Popping the Trunk
The LV AF1 continues a tradition of bag-chasing...
Last year when the Louis Vuitton Air Force 1s were first announced, we took a look at the bootleg AF1s of the past that paved the way for the unprecedented partnership. Proper respects were paid to Canadian GOAT Raif Adelberg, who made LV Swooshes by sacrificing real Vuitton bags to the custom sneaker gods.
But this morning news around the release of the shoe broke, and anyone who’s familiar with how they rolled out the Nike Air Mag might be having traumatic flashbacks on how that shoe became impossible to get. WWD broke the news the LV Forces will first launch with an auction, with the floor price being set at $2,000.
“Two hundred pairs of the limited-edition Louis Vuitton and Nike ‘Air Force 1’ by Virgil Abloh sneakers will go on sale through sothebys.com, with proceeds going to the Virgil Abloh “Post Modern” Scholarship Fund,” writes WWD.
But don’t fret, even though this particular pair is limited to 200 (and the F&F pairs featuring monochromatic embossed uppers in hues like orange for Ibn Jasper and green for Kim Jones similarly won’t see a wider release), Virgil Abloh purportedly designed 47 different colorways of the sneaker before his untimely passing. So the release could play out similarly to how “The 50” Dunks were dropped, with more pairs going to people who had caught less Ws in the past.
Of course, the best-case scenario (and something equally revolutionary) would be if LV and Nike simply agree to make the Vuitton Forces a recurring seasonal staple, no doubt being able to move countless pairs at $2k each. After all, Supreme threw a box logo on the heel of the iconic sneaker and still manages to sell out after each seasonal refresh.
Release strategy aside, maybe the real star of the collab is the embossed orange leather pilot case the shoes come in. Apparently the sneaker trunk will also be exclusive to the auction, but they also recall the packaging of the Air Jordan 17. Originally released in 2002 and designed by Wilson Smith III (Nike’s first Black footwear designer), the shoes were inspired by Jordan’s love for jazz music—there are jazz music notes molded into the sole, and sleek cars like the Aston Martin.
Another famous character who appreciated Aston Martins? Suave secret agent James Bond. Maybe that’s why when these $200 kicks hit retail (the most expensive Jordan to release at the time), they were packaged in a metal carrying case and came with a CD. Lugging them around felt like you were carrying some sort of secret weapon, or classified lab project that could change the face of human history.
Yet, something about the carrying case also feels very Louis Vuitton. Lest we forget, the storied French label began as the ne plus ultra of luggage brands. And its specialty was custom trunks made for literally anything. Case in point? 2017’s skateboard trunk created for the Louis Vuitton x Supreme collaboration.
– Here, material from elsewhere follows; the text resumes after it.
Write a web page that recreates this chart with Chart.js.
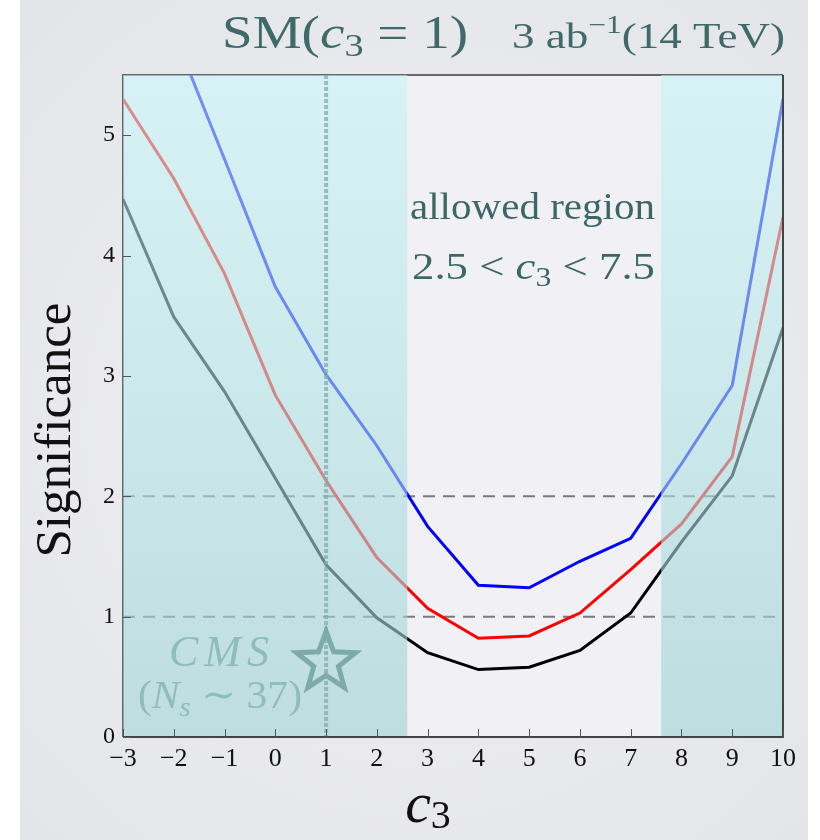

Far from the first time LV had dipped its toe into subculture or collabs, back in 1996 the house partnered with Romeo Gigli, Manolo Blahnik, Azzedine Alaia, Vivienne Westwood, and even Helmut Lang to celebrate the LV Monogram.
Helmut Lang opted to design a cube-shaped trunk meant to house precious records. In a bigger flex, he got Grandmaster Flash to star in a campaign promoting the homage. Nearly 20 years later, Virgil Abloh flipped those ideas in his own way.
First, there was the “LV Sound Design and Record Club” case, which was dubbed a pizza box by internet critics and later revealed to be a slimmer record case. The text above is an inside joke with Benji B, whom Abloh appointed as Vuitton’s music director. They referred to their practice as “sound design” and continued to push that narrative at each show and party, building an aural universe.
Then to celebrate the 200th anniversary of the label, Abloh lent his brain to the Louis 200 project, an expansive traveling exhibit where a variety of creatives got to express their own take on Vuitton’s iconic trunks, ranging from stylist Ib Kamara, Hood By Air’s Shayne Oliver, NIGO, and even ALIFE’s Rob Cristofaro.
“it’s been the same ethos since i started. keep the doors open that i walk thru as it’s the logic i believe in the most,” wrote Abloh in his IG caption. “i’m so particular that it’s vital there’s physical artifacts of wide sweeping ideas or it doesn’t count in my book.”